Title: Fluffy
Author: Julia Kent
Genre: Romantic Comedy/Contemporary Romance
Release Date: April 30, 2019
Blurb
An all-new STANDALONE from New York Times bestselling author Julia Kent
It all started with the wrong Help Wanted ad. Of course it did.
I’m a professional fluffer. It’s NOT what you think. I stage homes for a
living. Real estate agents love me, and my work stands on its own merits.
Sigh. Get your mind out of the gutter. Go ahead. Laugh. I’ll wait.
See? That’s the problem. My career has used the term “fluffer” for
decades. I didn’t even know there was a more… lascivious definition of the
term.
Until it was too late.
The ad for a “professional fluffer” on Craigslist seemed like divine
intervention. My last unemployment check was in the bank. I was desperate. Rent
was due. The ad said cash paid at the end of the day.
The perfect job!
Staging homes means showing your best angle. The same principle applies
in making a certain kind of movie. Turns out a “fluffer” doesn’t arrange
decorative pillows on a couch.
They arrange other soft, round-ish objects.

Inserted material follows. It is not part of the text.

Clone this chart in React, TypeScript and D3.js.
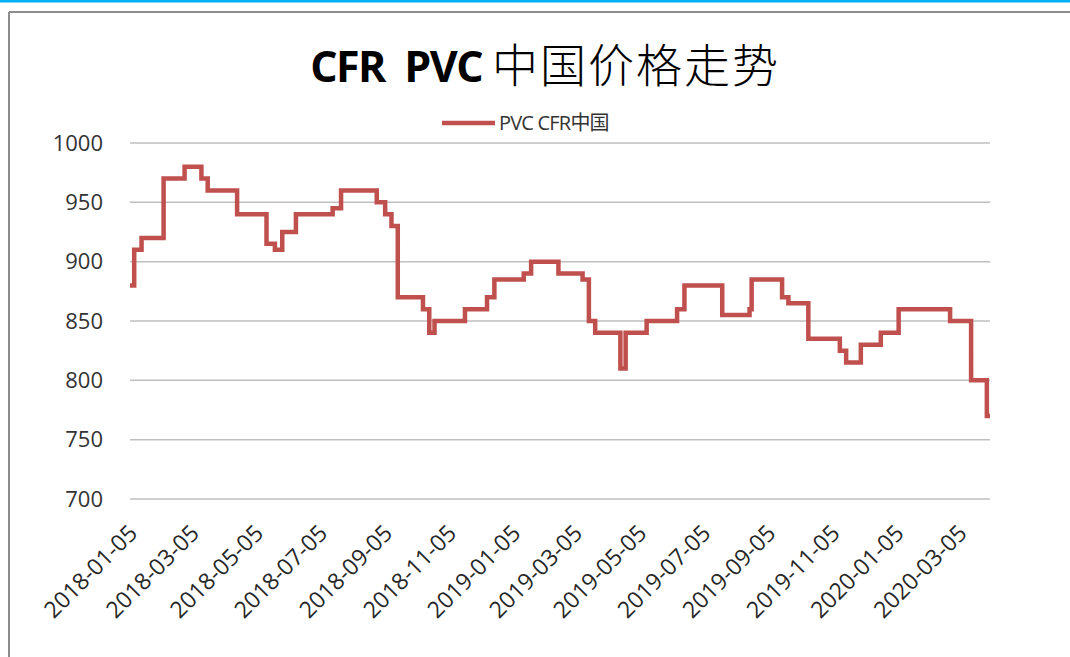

The job isn’t hard. Er, I mean, it is — it’s about being hard. Or, well…
helping other people to be hard.
Oh, man…
And that’s the other problem. A man. No, not one of the stars on the
movie set. Will Lotham – my high school crush. The owner of the house where
we’re filming. Illegally. In a vacation rental.
By the time the cops show up, what I thought was just a great house
staging gig turned into a nightmare involving pictures of me with a naked star,
Will rescuing me from an arrest, and a humiliating lesson in my own naivete.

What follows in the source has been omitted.